Sujit Choudhry of New York University’s School of Law jump-starts this number in the One Pager, arguing that there is an urgent need to reconcile the ‘democracy’ and ‘stability’ schools of constitutional transformation in order that the in-demand field of constitution-building not founder under the weight of conceptual confusion. Geoff Mulgan of the UK’s National Endowment for Science, Technology and the Arts leads off our Features section by proposing that we are already in the midst of transforming many of the systems that govern humanity – from energy to health care, to transport, food and government – even if we may not yet realize it. GB’s Managing Editor Sam Sasan Shoamanesh then makes the case for the creation of a region-wide security framework for the Middle East – the last remaining region of the world without such a framework – in order to stave off imminent war and stabilize the region for this new century. Wesley Wark of the University of Toronto’s Munk School of Global Affairs takes on the growth of so-called ‘cyber-aggression’ – cyber-war, cyber-terrorism, cyber-crime and cyber-espionage – cutting through definitional morass in order to distill where the biggest dangers lie and where governments and the private sector ought to invest their resources. Frédéric Charillon of Paris’ Institut de recherches stratégiques de l’École militaire examines the strategic future of France, demonstrating that it will remain a global power – although not a superpower – in the decades to come. Finally, Leonid Kosals of Moscow’s Higher School of Economics warns of imminent systemic crisis in Russia, and weighs the prospects of escaping that country’s historical swings between chaos and dictatorship.

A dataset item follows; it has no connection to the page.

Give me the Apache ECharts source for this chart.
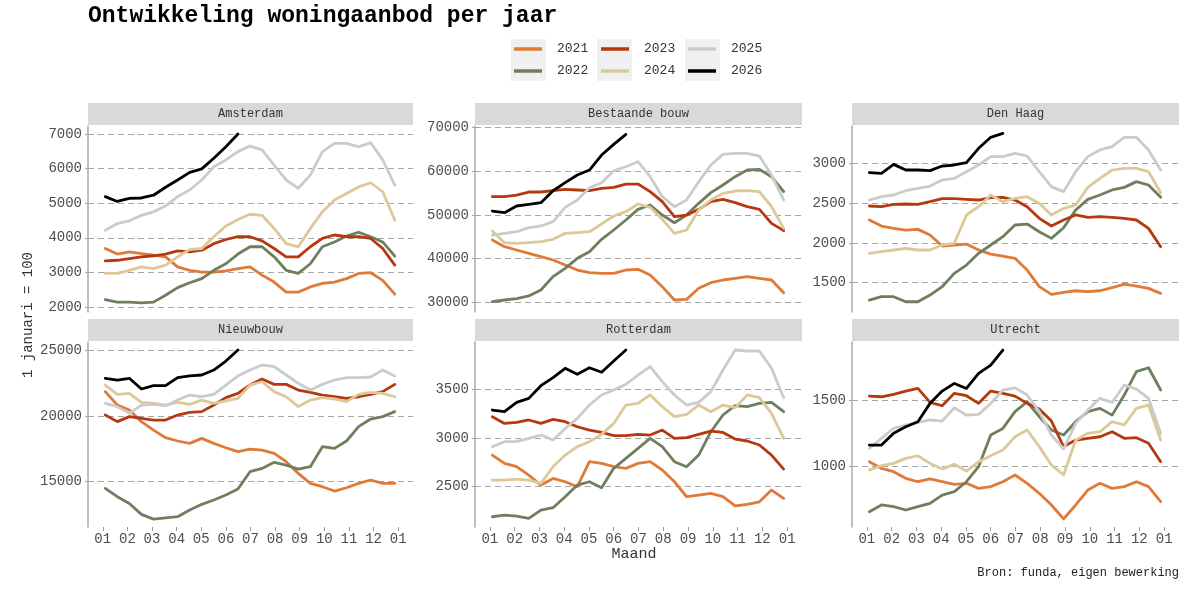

In Tête à Tête, GB speaks with Kishore Mahbubani, Dean of the Asia-leading Lee Kuan Yew School of Public Policy, about the content of Asia’s rise and the imperatives for intelligent reaction from ‘the rest.’ GB interviews Martin Wolf of the Financial Times about the highly variegated character of the fallout from the economic crisis, and what is yet to be done to get to a ‘new normal.’ In Query, Arabinda Acharya of Nanyang Technological University’s S. Rajaratnam School of International Studies, and Antara Desai of India’s Manipal University, accentuate Kabul’s responsibility for the fate of post-2014 Afghanistan. Yoram Schweitzer of the University of Tel Aviv’s Institute for National Security Studies assesses the future of suicide bombings as an increasingly popular and effective tool in a variety of early-century conflicts. In Nez à Nez, former Australian deputy secretary of defence Hugh White and David Skilling of the Landfall Strategy Group debate whether Australia and New Zealand are prepared for a more powerful Asian continent. In The Definition, we ask Alan Middleton of the Schulich School of Business, Tommy Koh, Singapore’s Ambassador-At-Large, and Pierre Pettigrew, Executive Adviser at Deloitte, to describe today’s differences between businesses in Asia and the West. In Strategic Futures, Mark Stabile of the University of Toronto’s School of Public Policy and Governance, Mark Fitzpatrick of the International Institute for Strategic Studies, and Reza Marashi of the National Iranian American Council flag the most important question to be answered by the next President of the US. In Situ reports come to us from Georgiy Voloshin in Astana, where Kazakhstan continues to play a complex, ‘multi-vector’ game; and from Amna Guellali in Tunis, where Tunisia’s revolution hangs precariously in the balance. GB visits Quito to eavesdrop on the Cabinet Room of Ecuador’s Rafael Correa. Douglas Glover gives us a lesson in history repeating in Epigram.